▶ Given exercise
Pictures don't belong in the copy; print all the records exactly.

▶ Listing

· · · · ·

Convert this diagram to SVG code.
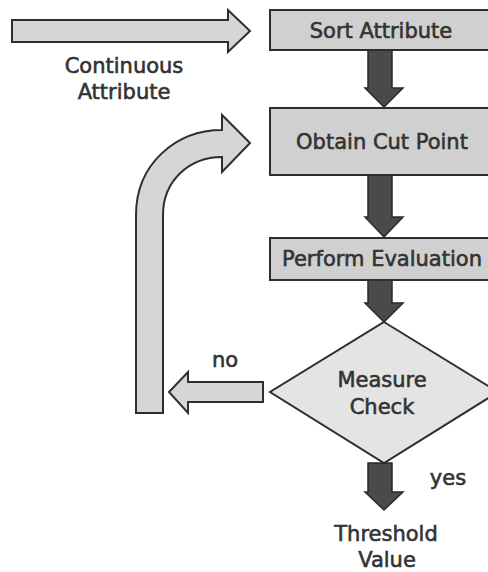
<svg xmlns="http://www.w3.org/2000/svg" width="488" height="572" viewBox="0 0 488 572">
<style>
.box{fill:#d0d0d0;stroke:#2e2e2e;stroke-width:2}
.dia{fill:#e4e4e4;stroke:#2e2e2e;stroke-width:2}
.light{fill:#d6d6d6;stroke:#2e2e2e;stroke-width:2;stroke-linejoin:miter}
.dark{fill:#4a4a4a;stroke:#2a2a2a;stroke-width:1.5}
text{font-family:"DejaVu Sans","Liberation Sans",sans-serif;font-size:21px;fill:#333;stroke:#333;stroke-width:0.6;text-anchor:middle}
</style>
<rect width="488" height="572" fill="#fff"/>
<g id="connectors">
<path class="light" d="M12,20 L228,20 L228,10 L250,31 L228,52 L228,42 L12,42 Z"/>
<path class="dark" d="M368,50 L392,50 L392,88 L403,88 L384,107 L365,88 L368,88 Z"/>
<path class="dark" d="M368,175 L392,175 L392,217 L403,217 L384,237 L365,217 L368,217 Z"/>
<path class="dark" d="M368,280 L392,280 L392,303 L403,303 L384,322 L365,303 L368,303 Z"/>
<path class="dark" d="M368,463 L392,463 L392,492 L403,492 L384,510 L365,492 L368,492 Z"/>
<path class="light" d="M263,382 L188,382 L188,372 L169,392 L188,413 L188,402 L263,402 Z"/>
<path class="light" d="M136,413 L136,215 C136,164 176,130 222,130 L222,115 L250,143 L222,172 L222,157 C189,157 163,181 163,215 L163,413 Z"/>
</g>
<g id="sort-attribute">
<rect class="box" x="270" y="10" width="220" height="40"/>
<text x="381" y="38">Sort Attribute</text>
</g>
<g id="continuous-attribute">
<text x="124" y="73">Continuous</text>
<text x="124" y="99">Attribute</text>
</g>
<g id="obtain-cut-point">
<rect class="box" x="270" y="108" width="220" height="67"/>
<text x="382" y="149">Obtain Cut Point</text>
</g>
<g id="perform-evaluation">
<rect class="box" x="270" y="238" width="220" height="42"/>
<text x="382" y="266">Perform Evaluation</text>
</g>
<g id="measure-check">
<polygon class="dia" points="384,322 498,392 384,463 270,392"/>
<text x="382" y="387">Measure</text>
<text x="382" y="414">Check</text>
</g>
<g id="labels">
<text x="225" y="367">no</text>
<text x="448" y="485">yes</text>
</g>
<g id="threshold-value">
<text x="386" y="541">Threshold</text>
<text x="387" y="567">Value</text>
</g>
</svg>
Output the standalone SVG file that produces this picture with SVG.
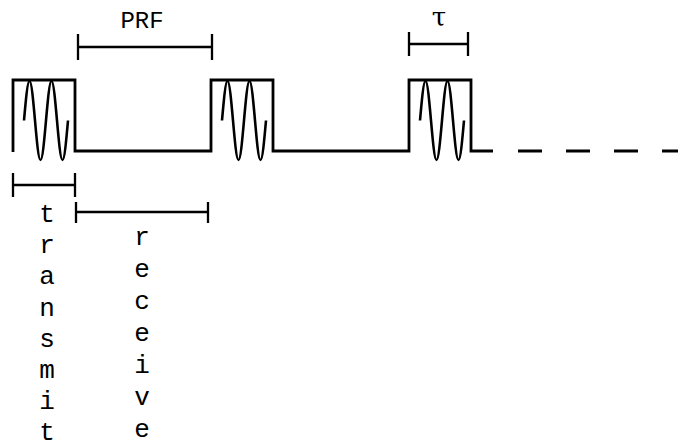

· · · · ·

▶ Solution for this task
Convert this diagram to SVG code.
<svg xmlns="http://www.w3.org/2000/svg" width="488" height="572" viewBox="0 0 488 572">
<style>
.box{fill:#d0d0d0;stroke:#2e2e2e;stroke-width:2}
.dia{fill:#e4e4e4;stroke:#2e2e2e;stroke-width:2}
.light{fill:#d6d6d6;stroke:#2e2e2e;stroke-width:2;stroke-linejoin:miter}
.dark{fill:#4a4a4a;stroke:#2a2a2a;stroke-width:1.5}
text{font-family:"DejaVu Sans","Liberation Sans",sans-serif;font-size:21px;fill:#333;stroke:#333;stroke-width:0.6;text-anchor:middle}
</style>
<rect width="488" height="572" fill="#fff"/>
<g id="connectors">
<path class="light" d="M12,20 L228,20 L228,10 L250,31 L228,52 L228,42 L12,42 Z"/>
<path class="dark" d="M368,50 L392,50 L392,88 L403,88 L384,107 L365,88 L368,88 Z"/>
<path class="dark" d="M368,175 L392,175 L392,217 L403,217 L384,237 L365,217 L368,217 Z"/>
<path class="dark" d="M368,280 L392,280 L392,303 L403,303 L384,322 L365,303 L368,303 Z"/>
<path class="dark" d="M368,463 L392,463 L392,492 L403,492 L384,510 L365,492 L368,492 Z"/>
<path class="light" d="M263,382 L188,382 L188,372 L169,392 L188,413 L188,402 L263,402 Z"/>
<path class="light" d="M136,413 L136,215 C136,164 176,130 222,130 L222,115 L250,143 L222,172 L222,157 C189,157 163,181 163,215 L163,413 Z"/>
</g>
<g id="sort-attribute">
<rect class="box" x="270" y="10" width="220" height="40"/>
<text x="381" y="38">Sort Attribute</text>
</g>
<g id="continuous-attribute">
<text x="124" y="73">Continuous</text>
<text x="124" y="99">Attribute</text>
</g>
<g id="obtain-cut-point">
<rect class="box" x="270" y="108" width="220" height="67"/>
<text x="382" y="149">Obtain Cut Point</text>
</g>
<g id="perform-evaluation">
<rect class="box" x="270" y="238" width="220" height="42"/>
<text x="382" y="266">Perform Evaluation</text>
</g>
<g id="measure-check">
<polygon class="dia" points="384,322 498,392 384,463 270,392"/>
<text x="382" y="387">Measure</text>
<text x="382" y="414">Check</text>
</g>
<g id="labels">
<text x="225" y="367">no</text>
<text x="448" y="485">yes</text>
</g>
<g id="threshold-value">
<text x="386" y="541">Threshold</text>
<text x="387" y="567">Value</text>
</g>
</svg>
Output the standalone SVG file that produces this picture with SVG.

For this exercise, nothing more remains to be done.